According to their article, the researchers noticed that chestnut-crowned babblers reused two sounds “A” and “B” in different arrangements when performing specific behaviors. When flying, the birds produced a flight call “AB,” but when feeding chicks in the nest they emitted “BAB” prompt calls.
When the researchers played the sounds back, the listening birds showed they were capable of discriminating between the different call types by looking at the nests when they heard a feeding prompt call, and by looking out for incoming birds when they heard a flight call.

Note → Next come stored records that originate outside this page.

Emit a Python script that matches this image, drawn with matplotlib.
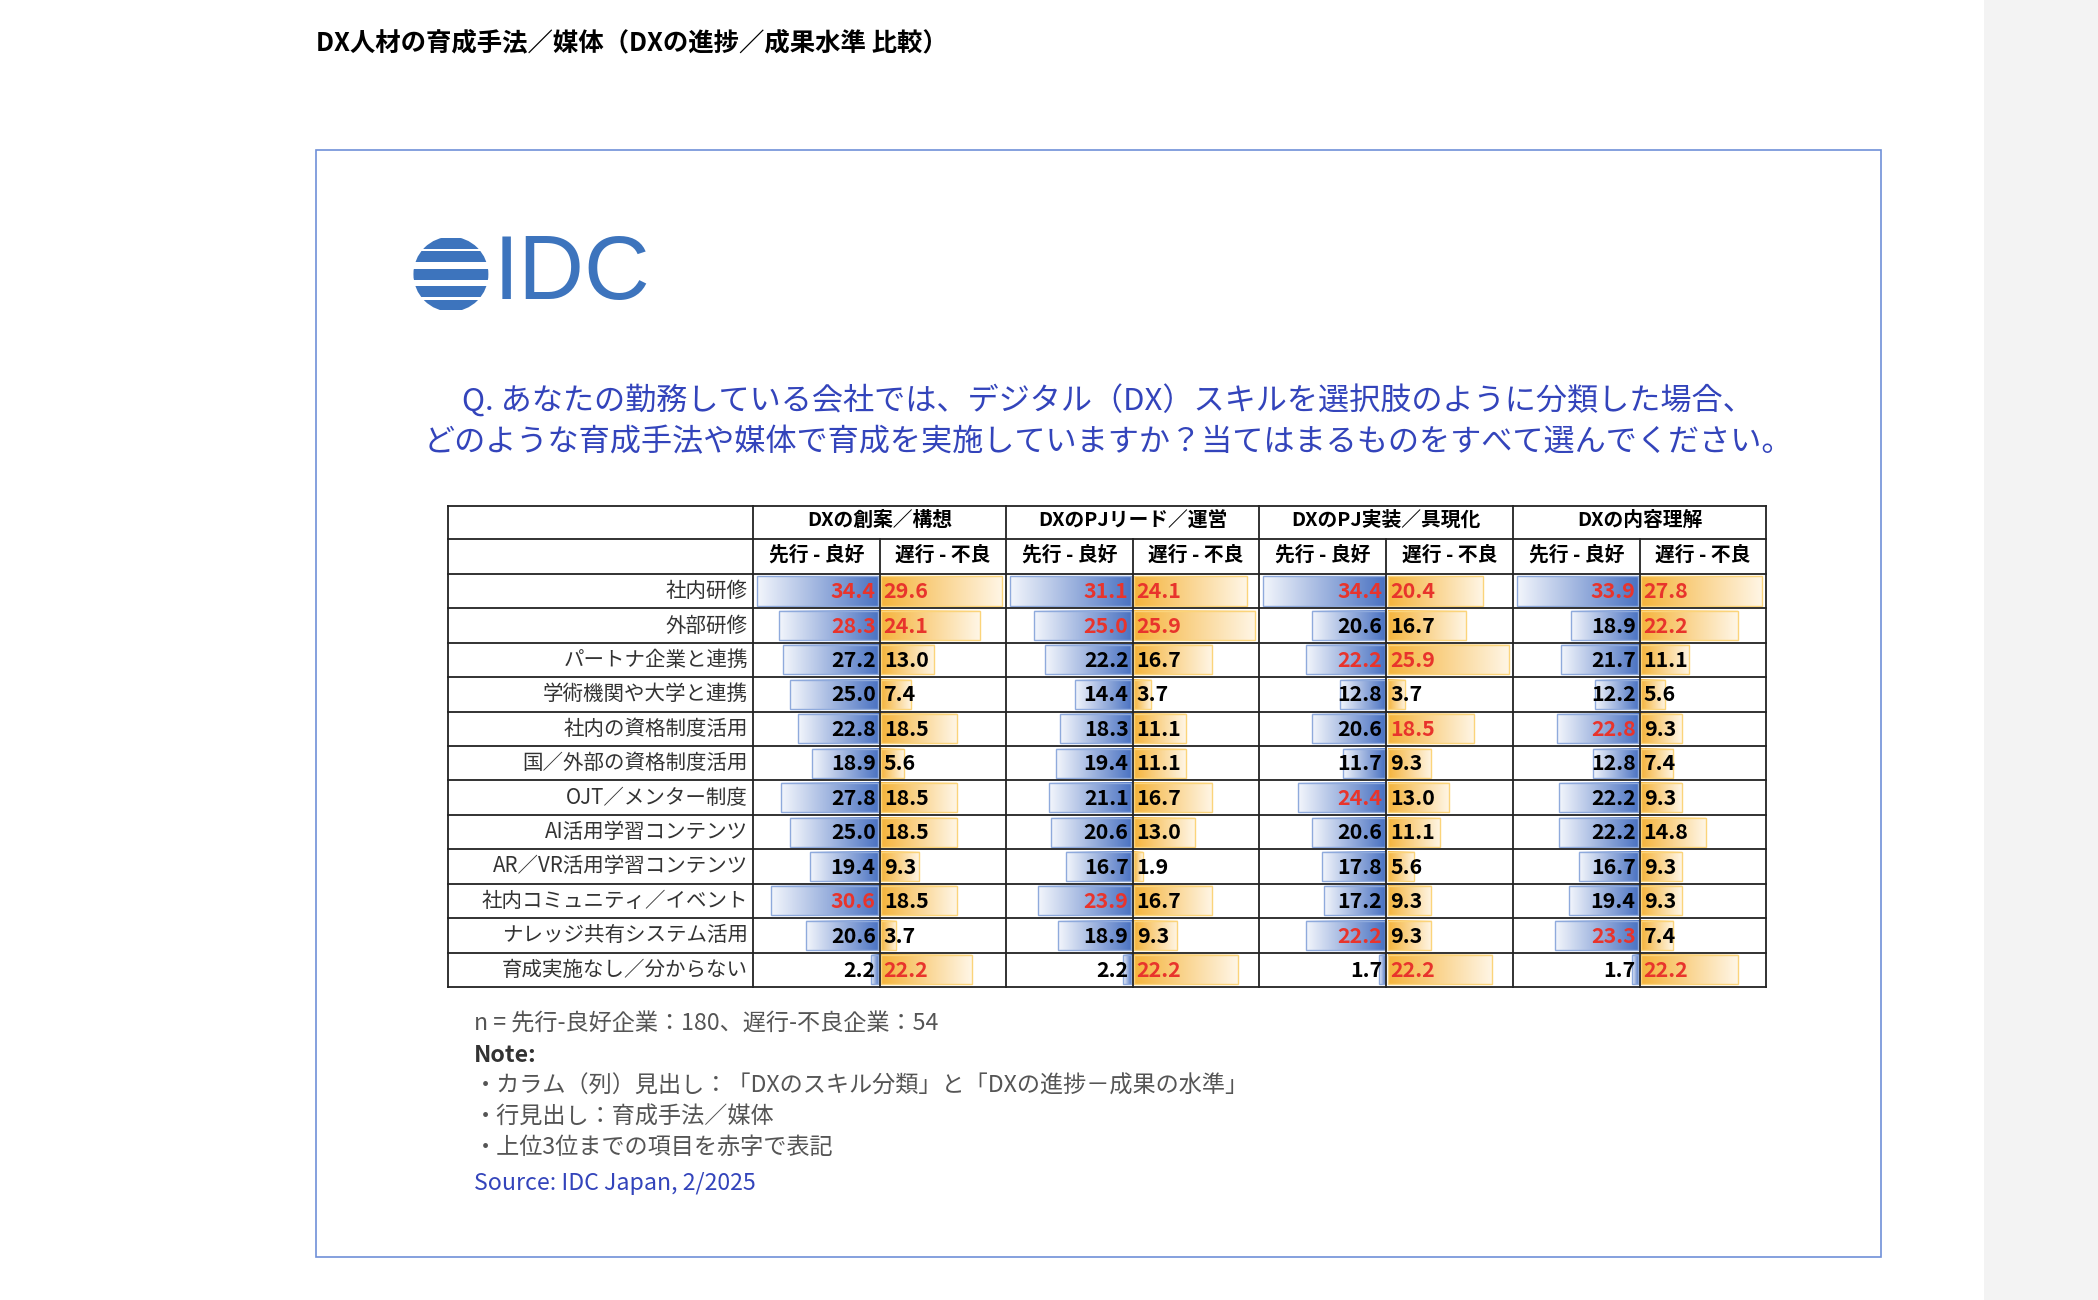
import numpy as np
import matplotlib
matplotlib.use("Agg")
import matplotlib.pyplot as plt
from matplotlib.patches import Rectangle, Circle
from matplotlib.colors import LinearSegmentedColormap

plt.rcParams["font.family"] = ["Noto Sans CJK JP", "DejaVu Sans"]

title = "DX人材の育成手法／媒体（DXの進捗／成果水準 比較）"
question = ["Q. あなたの勤務している会社では、デジタル（DX）スキルを選択肢のように分類した場合、",
            "どのような育成手法や媒体で育成を実施していますか？当てはまるものをすべて選んでください。"]
rows = ["社内研修", "外部研修", "パートナ企業と連携", "学術機関や大学と連携", "社内の資格制度活用",
        "国／外部の資格制度活用", "OJT／メンター制度", "AI活用学習コンテンツ", "AR／VR活用学習コンテンツ",
        "社内コミュニティ／イベント", "ナレッジ共有システム活用", "育成実施なし／分からない"]
groups = ["DXの創案／構想", "DXのPJリード／運営", "DXのPJ実装／具現化", "DXの内容理解"]
subs = ["先行 - 良好", "遅行 - 不良"]

g1_lead = [34.4, 28.3, 27.2, 25.0, 22.8, 18.9, 27.8, 25.0, 19.4, 30.6, 20.6, 2.2]
g1_lag = [29.6, 24.1, 13.0, 7.4, 18.5, 5.6, 18.5, 18.5, 9.3, 18.5, 3.7, 22.2]
g2_lead = [31.1, 25.0, 22.2, 14.4, 18.3, 19.4, 21.1, 20.6, 16.7, 23.9, 18.9, 2.2]
g2_lag = [24.1, 25.9, 16.7, 3.7, 11.1, 11.1, 16.7, 13.0, 1.9, 16.7, 9.3, 22.2]
g3_lead = [34.4, 20.6, 22.2, 12.8, 20.6, 11.7, 24.4, 20.6, 17.8, 17.2, 22.2, 1.7]
g3_lag = [20.4, 16.7, 25.9, 3.7, 18.5, 9.3, 13.0, 11.1, 5.6, 9.3, 9.3, 22.2]
g4_lead = [33.9, 18.9, 21.7, 12.2, 22.8, 12.8, 22.2, 22.2, 16.7, 19.4, 23.3, 1.7]
g4_lag = [27.8, 22.2, 11.1, 5.6, 9.3, 7.4, 9.3, 14.8, 9.3, 9.3, 7.4, 22.2]
columns = [g1_lead, g1_lag, g2_lead, g2_lag, g3_lead, g3_lag, g4_lead, g4_lag]
red_rows = [[0, 1, 9], [0, 1, 11], [0, 1, 9], [0, 1, 11],
            [0, 2, 6, 10], [0, 2, 4, 11], [0, 4, 10], [0, 1, 11]]

notes = ["n = 先行-良好企業：180、遅行-不良企業：54", "Note:",
         "・カラム（列）見出し：「DXのスキル分類」と「DXの進捗－成果の水準」",
         "・行見出し：育成手法／媒体", "・上位3位までの項目を赤字で表記"]
source = "Source: IDC Japan, 2/2025"

W, H = 1568, 972
k = 2098 / W
fig = plt.figure(figsize=(20.98, 13.0), dpi=100)
ax = fig.add_axes([0, 0, 1, 1])
ax.axis("off")

def fs(px):
    return px * k * 0.72

ax.add_patch(Rectangle((1483, 0), W - 1483, H, color="#f3f3f3", lw=0))
ax.text(236, 32, title, fontsize=fs(19), fontweight="bold", va="center", ha="left")
ax.add_patch(Rectangle((236, 112), 1170, 828, fill=False, ec="#7090d8", lw=1.2))

logo_c = "#3d74bd"
circ = Circle((337, 205), 28, transform=ax.transData)
for yy, x0, x1 in [(182, 318, 356), (192, 310, 362), (205, 308, 366), (218, 310, 362), (228, 318, 356)]:
    r = Rectangle((x0 - 6, yy - 4), x1 - x0 + 12, 8, color=logo_c, lw=0)
    ax.add_patch(r)
    r.set_clip_path(circ)
ax.text(369, 206, "IDC", fontsize=fs(68), color=logo_c, family="Liberation Sans",
        va="center", ha="left")

qc = "#3344bb"
ax.text(828, 300, question[0], fontsize=fs(23.3), color=qc, ha="center", va="center")
ax.text(828, 331, question[1], fontsize=fs(23.3), color=qc, ha="center", va="center")

tx0, tx1 = 335, 1320
lab_w = 563
gx = [563, 752, 941, 1131, 1320]
ry0, ry1 = 429, 738
rh = (ry1 - ry0) / len(rows)

blue_cm = LinearSegmentedColormap.from_list("b", ["#f3f6fc", "#4a72c2"])
orng_cm = LinearSegmentedColormap.from_list("o", ["#f5b43c", "#fff6e6"])
grad = np.linspace(0, 1, 256).reshape(1, -1)

for ci, col in enumerate(columns):
    g = ci // 2
    mid = (gx[g] + gx[g + 1]) / 2
    cx0, cx1 = (gx[g], mid) if ci % 2 == 0 else (mid, gx[g + 1])
    cw = cx1 - cx0 - 4
    mx = max(col)
    for ri, v in enumerate(col):
        y0 = ry0 + ri * rh + 2
        y1 = ry0 + (ri + 1) * rh - 2
        L = v / mx * cw
        colr = "#e8342c" if ri in red_rows[ci] else "black"
        if ci % 2 == 0:
            bx1 = cx1 - 1
            bx0 = bx1 - L
            ax.imshow(grad, cmap=blue_cm, extent=(bx0, bx1, y1, y0), aspect="auto", zorder=2)
            ax.add_patch(Rectangle((bx0, y0), L, y1 - y0, fill=False, ec="#8faadc", lw=1, zorder=3))
            ax.text(cx1 - 3, (y0 + y1) / 2 + 0.5, f"{v:.1f}", fontsize=fs(16), fontweight="bold",
                    ha="right", va="center", zorder=4, color=colr)
        else:
            bx0 = cx0 + 1
            ax.imshow(grad, cmap=orng_cm, extent=(bx0, bx0 + L, y1, y0), aspect="auto", zorder=2)
            ax.add_patch(Rectangle((bx0, y0), L, y1 - y0, fill=False, ec="#fbd47a", lw=1, zorder=3))
            ax.text(cx0 + 3, (y0 + y1) / 2 + 0.5, f"{v:.1f}", fontsize=fs(16), fontweight="bold",
                    ha="left", va="center", zorder=4, color=colr)

lc = "#222222"
for y in [378, 403, 429] + [ry0 + i * rh for i in range(1, len(rows) + 1)]:
    ax.plot([tx0, tx1], [y, y], color=lc, lw=1.3, zorder=5)
for x in [tx0] + gx:
    ax.plot([x, x], [378, ry1], color=lc, lw=1.3, zorder=5)
for g in range(4):
    mid = (gx[g] + gx[g + 1]) / 2
    ax.plot([mid, mid], [403, ry1], color=lc, lw=1.3, zorder=5)
    ax.text(mid, 389, groups[g], fontsize=fs(14.8), fontweight="bold", ha="center", va="center")
    ax.text((gx[g] + mid) / 2, 415, subs[0], fontsize=fs(14.8), fontweight="bold", ha="center", va="center")
    ax.text((mid + gx[g + 1]) / 2, 415, subs[1], fontsize=fs(14.8), fontweight="bold", ha="center", va="center")
for ri, r in enumerate(rows):
    ax.text(lab_w - 4, ry0 + (ri + 0.5) * rh, r, fontsize=fs(15.3), color="#333333",
            ha="right", va="center")

ny = [766, 789, 812, 835, 858]
for i, t in enumerate(notes):
    ax.text(354, ny[i], t, fontsize=fs(17.3), color="#555555" if i != 1 else "#333333",
            fontweight="bold" if i == 1 else "normal", ha="left", va="center")
ax.text(354, 885, source, fontsize=fs(17.3), color="#3344bb", ha="left", va="center")

ax.set_xlim(0, W)
ax.set_ylim(H, 0)
fig.savefig("out.png", dpi=100)
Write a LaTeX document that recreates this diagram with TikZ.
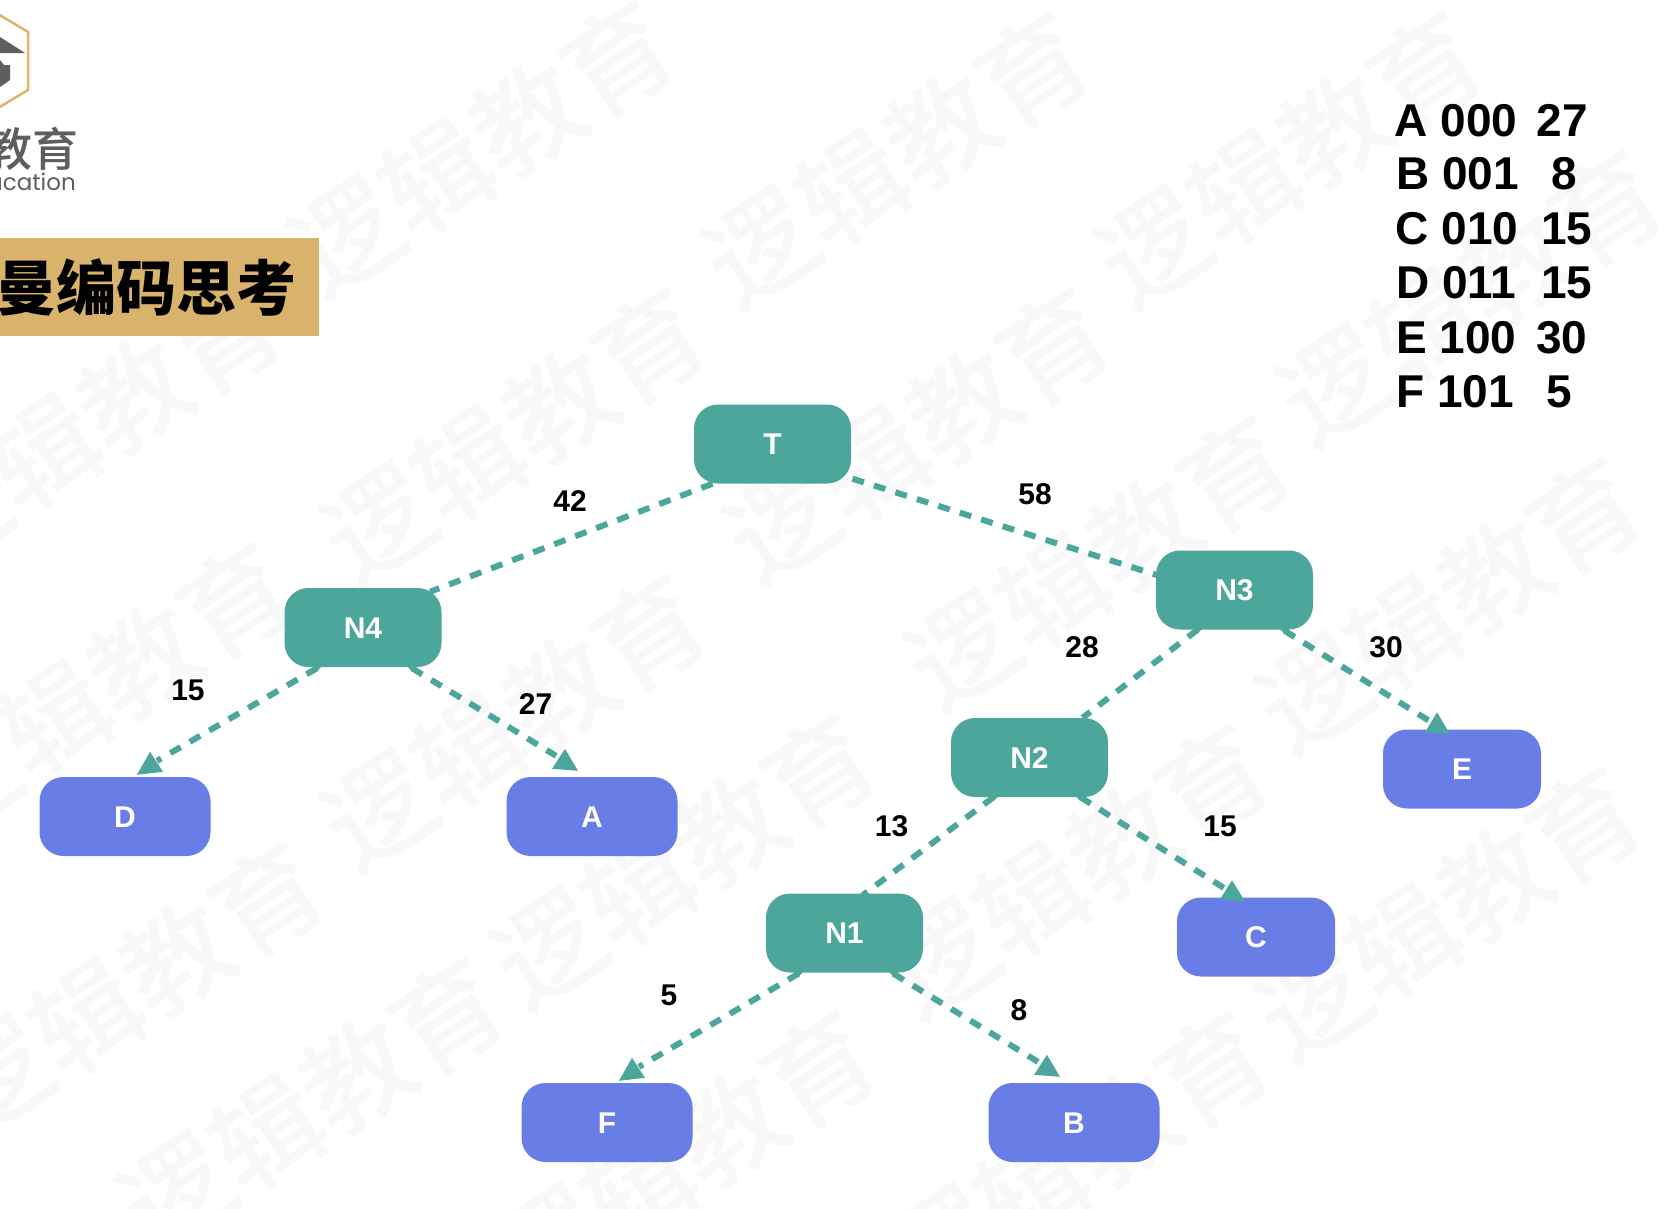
\documentclass[tikz,border=0pt]{standalone}
\usepackage{fontspec}
\setmainfont{Liberation Sans}
\newfontfamily\cjkfont{Noto Sans CJK SC}
\newfontfamily\cjkmedium{Noto Sans CJK SC Medium}
\newfontfamily\logofont{Poppins}
\usetikzlibrary{backgrounds}
\definecolor{teal1}{HTML}{4CA69C}
\definecolor{blue1}{HTML}{687DE5}
\definecolor{gold1}{HTML}{D9B36C}
\definecolor{hexgold}{HTML}{E0B469}
\definecolor{logogray}{HTML}{5E5E5E}
\definecolor{wm}{HTML}{F8F8F8}
\newcommand{\fs}[1]{\fontsize{#1}{#1}\selectfont}
\tikzset{
  inner/.style={fill=teal1,rounded corners=24pt,minimum width=157pt,minimum height=79pt,inner sep=0pt,text=white,font=\fs{30}\bfseries,text height=21pt,text depth=0pt},
  leafbox/.style={fill=blue1,rounded corners=24pt,minimum width=158pt,minimum height=79pt,inner sep=0pt,text=white,font=\fs{30}\bfseries,text height=21pt,text depth=0pt},
  wideleaf/.style={leafbox,minimum width=171pt},
  elabel/.style={font=\fs{30}\bfseries,inner sep=0pt},
  tabletxt/.style={font=\fs{46}\bfseries,inner sep=0pt,anchor=base},
  link/.style={draw=teal1,line width=6pt,dash pattern=on 12pt off 10.5pt},
  tip/.style={fill=teal1},
  watermark/.style={font=\fs{108}\cjkmedium,text=wm,rotate=33,inner sep=0pt},
}
\newcommand{\arrowtri}[7]{\fill[tip] ([shift={(#2,#3)}]#1) -- ([shift={(#4,#5)}]#1) -- ([shift={(#6,#7)}]#1) -- cycle;}
\newcommand{\tailbump}[2]{\fill[tip] ([shift={(#2-5,-1)}]#1) -- ([shift={(#2+5,-1)}]#1) -- ([shift={(#2,4)}]#1) -- cycle;}
\begin{document}
\begin{tikzpicture}[x=1pt,y=-1pt]
\useasboundingbox (0,0) rectangle (1666,1208);
\begin{pgfonlayer}{background}
\fill[white] (0,0) rectangle (1666,1208);
% watermark
\foreach \x/\y [count=\i] in {590/50,980/60,1350/60,620/320,1000/320,1520/190,220/310,620/590,230/560,1170/440,1500/480,780/720,1150/730,1500/770,430/950,260/840,780/1000,1150/1000}
  \node[watermark,name=wm\i] at ({\x*1.0625-145},{\y*1.0625+95}) {逻辑教育};
\end{pgfonlayer}
% logo
\begin{scope}
\clip (0,0) rectangle (319,336);
\draw[hexgold,line width=2.5pt,line join=round] (-2,14) -- (28,32) -- (28,90) -- (-2,108);
\fill[logogray] (0,37) -- (25,53) -- (0,53) -- cycle;
\fill[logogray] (0,60) -- (4,65) -- (10,65) -- (10,80) -- (0,87) -- cycle;
\node[anchor=base east,inner sep=0pt,text=logogray,font=\fs{46}\cjkmedium] (logocn) at (79,166) {教育};
\node[anchor=base east,inner sep=0pt,text=logogray,font=\fs{23}\logofont] (logoen) at (76,190) {ucation};
\fill[gold1] (0,238) rectangle (319,336);
\node[anchor=base east,inner sep=0pt,font=\fs{60}\cjkfont\bfseries] (title) at (297,310) {曼编码思考};
\end{scope}
% nodes
\node[inner] (T) at (772.5,444) {T};
\node[inner] (N4) at (363,627.5) {N4};
\node[inner] (N3) at (1234.5,590) {N3};
\node[inner] (N2) at (1029.5,757.5) {N2};
\node[inner] (N1) at (844.5,933) {N1};
\node[wideleaf] (D) at (125,816.5) {D};
\node[wideleaf] (A) at (592,816.5) {A};
\node[leafbox] (E) at (1462,769) {E};
\node[leafbox] (C) at (1256,937) {C};
\node[wideleaf] (F) at (607,1122.5) {F};
\node[wideleaf] (B) at (1074,1122.5) {B};
% connectors
\begin{pgfonlayer}{background}
\draw[link] ([shift={(-60,0)}]T.south) -- ([shift={(67,4)}]N4.north);
\draw[link] ([shift={(80,-5)}]T.south) -- ([shift={(1,-15)}]N3.west);
\draw[link] ([shift={(-46,1)}]N4.south) -- ([shift={(32,-16)}]D.north);
\draw[link] ([shift={(49,1)}]N4.south) -- ([shift={(-36,-21)}]A.north);
\draw[link] ([shift={(-37,0)}]N3.south) -- ([shift={(53,0)}]N2.north);
\draw[link] ([shift={(50,1)}]N3.south) -- ([shift={(-32,-8)}]E.north);
\draw[link] ([shift={(-36,0)}]N2.south) -- ([shift={(18,2)}]N1.north);
\draw[link] ([shift={(51,0)}]N2.south) -- ([shift={(-30,-8)}]C.north);
\draw[link] ([shift={(-46,1)}]N1.south) -- ([shift={(32,-16)}]F.north);
\draw[link] ([shift={(49,1)}]N1.south) -- ([shift={(-36,-21)}]B.north);
\end{pgfonlayer}
\arrowtri{D.north}{25}{-25}{12}{-2}{38}{-5}
\arrowtri{A.north}{-27}{-28}{-40}{-8}{-14}{-6}
\arrowtri{E.north}{-25}{-17}{-37}{3}{-12}{5}
\arrowtri{C.north}{-24}{-17}{-36}{2}{-11}{4}
\arrowtri{F.north}{25}{-25}{12}{-2}{38}{-5}
\arrowtri{B.north}{-27}{-28}{-40}{-8}{-14}{-6}
\tailbump{N4.south}{-46}
\tailbump{N4.south}{49}
\tailbump{N3.south}{-37}
\tailbump{N3.south}{50}
\tailbump{N2.south}{-36}
\tailbump{N2.south}{51}
\tailbump{N1.south}{-46}
\tailbump{N1.south}{49}
% edge labels
\node[elabel] (l42) at (570,501) {42};
\node[elabel] (l58) at (1035,494) {58};
\node[elabel] (l15a) at (188,690) {15};
\node[elabel] (l27) at (535.5,704) {27};
\node[elabel] (l28) at (1082,647) {28};
\node[elabel] (l30) at (1386,647) {30};
\node[elabel] (l13) at (891.5,826) {13};
\node[elabel] (l15b) at (1220,826) {15};
\node[elabel] (l5) at (669,995.5) {5};
\node[elabel] (l8) at (1019,1010.5) {8};
% table
\node[tabletxt,anchor=base west] (ra) at (1394.5,136) {A 000};
\node[tabletxt,anchor=base west] (rb) at (1396,189) {B 001};
\node[tabletxt,anchor=base west] (rc) at (1395.5,244) {C 010};
\node[tabletxt,anchor=base west] (rd) at (1396,298) {D 011};
\node[tabletxt,anchor=base west] (re) at (1396,353) {E 100};
\node[tabletxt,anchor=base west] (rf) at (1396,407) {F 101};
\node[tabletxt] (va) at (1562.5,136) {27};
\node[tabletxt] (vb) at (1564.7,189) {8};
\node[tabletxt] (vc) at (1566.7,244) {15};
\node[tabletxt] (vd) at (1566.7,298) {15};
\node[tabletxt] (ve) at (1561.7,353) {30};
\node[tabletxt] (vf) at (1559.7,407) {5};
\end{tikzpicture}
\end{document}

This was also the case when the researchers switched elements between the two calls: making flight calls from prompt elements and prompt calls from flight elements, indicating that the two calls were indeed generated from rearrangements of the same sounds.
Co-author Simon Townsend, PhD, from the University of Zurich explained that this is the first time that the capacity to generate new meaning from rearranging meaningless elements has been shown to exist beyond humans. “Although the two babbler bird calls are structurally very similar, they are produced in totally different behavioral contexts and listening birds are capable of picking up on this,” said Townsend.
According to the authors, the chestnut-crowned babbler produces the first sound element “B,” which appears to differentiate the meaning between flight and prompt vocalizations. This is akin to “cat” and “at” in English, where the “c” represents the differentiating element, or phoneme.
“Although this so-called phoneme structuring is of a very simple kind, it might help us understand how the ability to generate new meaning initially evolved in humans,” explained Townsend. “It could be that when phoneme structuring first got off the ground in our hominid ancestors, this is the form it initially took.”